Wednesday, March 28, 2007

EDITORIALS>>Mercy killing

Count as one of the ample good deeds by the Arkansas House of Representatives this session the mercy killing of a bill that would make it illegal for gay and lesbian people to rear children in Arkansas, specifically by adoption or foster care.

Euthanasia is a good word for what the Judiciary Committee of the House did yesterday to SB 959, which would have barred gay and most straight unmarried couples from adopting or fostering children. The bill, authored by Sen. Shawn Womack, R-Mountain Home, had narrowly passed the Senate but Womack could not find a single member of the 100-member House to handle it in the lower chamber.

Neither could he find one member of the 20-member committee to give it the ritual “do pass” motion after a lengthy hearing Tuesday morning. By late afternoon he had found someone to make the motion and had the committee reconvene but it failed badly. We like to think that the reality of the bill finally sank in on the lawmakers.

Despite majority disapproval of homosexuality, not many people sanction this kind of punitive and destructive lawmaking. Womack and the legislation’s band of narrowly religious supporters sought to equate gays and pedophiles.

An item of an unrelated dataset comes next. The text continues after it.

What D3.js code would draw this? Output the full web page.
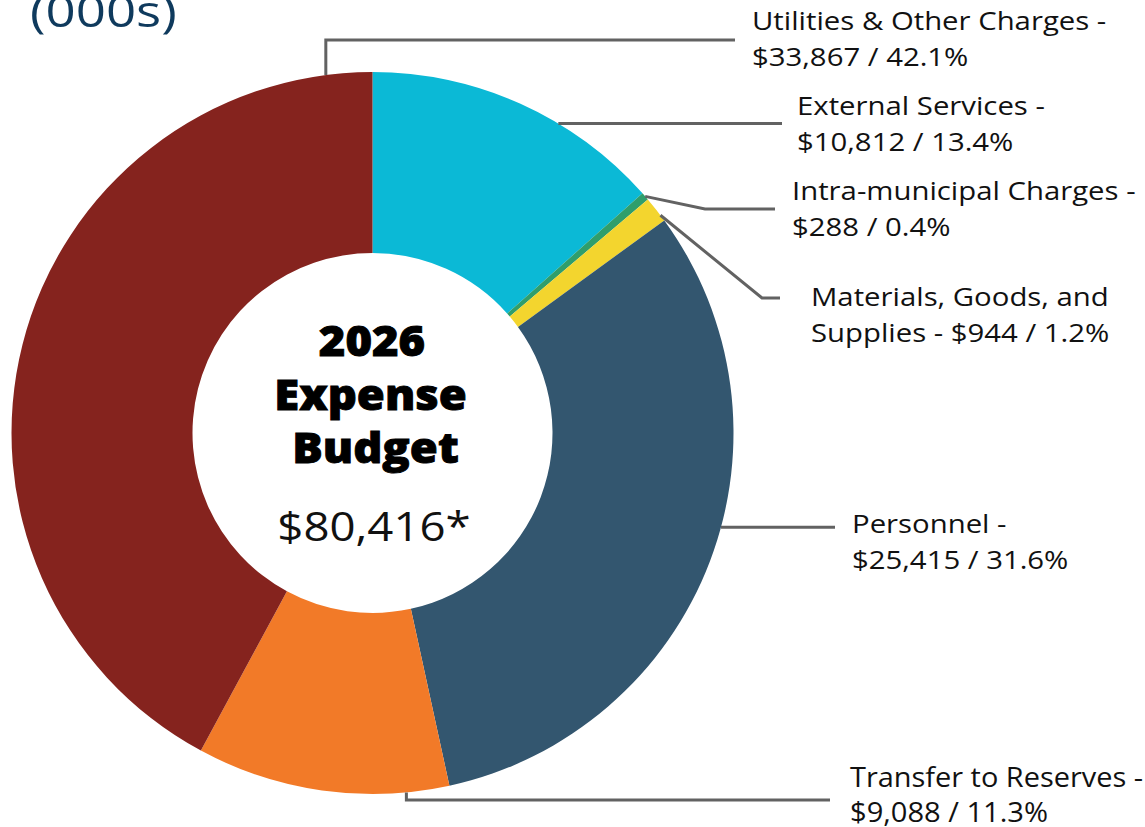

All the evidence presented at hearings in both legislative bodies as well as in a state court trial two years ago was that it was not a legitimate equation and that children reared by gay and lesbian parents, whether by foster care, adoption or natural parentage, are as well adjusted and cared for as children reared under the same circumstances by straight people. Arkansas’s foster-care program has been a seamless scandal for many years. The state Human Services Department can find far too few willing to rear foster children, and the sad cases of abuse and exploitation keep rearing their heads. Why would the state want to cull out one group of people willing to be loving parents when the needs are so desperate?

Gov. Mike Huckabee’s appointees to the state Child Welfare Board decided in 1999 to stop gays and lesbians from serving as foster parents although there was no history of abuse. It was a religious exercise based on a skewed reading of a couple of sentences in Leviticus and Romans, wherein homosexuality seemed to be equated with the evils of wearing garments made of two more fabrics, eating shellfish or raising two crops in the same field.

A trial judge and the Arkansas Supreme Court ruled that the ban was unconstitutional. Womack’s bill was an end-run around that decision. Gov. Mike Beebe at first favored a limited restoration of the ban based on his fear that kids reared by gay people might be subjected to ridicule at school, although a teenager from the Bible-loving town of Bryant testified Tuesday that he was reared by his mother and her lesbian partner and took no abuse for it.

But Beebe also concluded that the bill overreached and was certainly unconstitutional. Presuming that the bill is safely out of commission, the state now will save the expense of more litigation. That is bad news for lawyers but good news for taxpayers.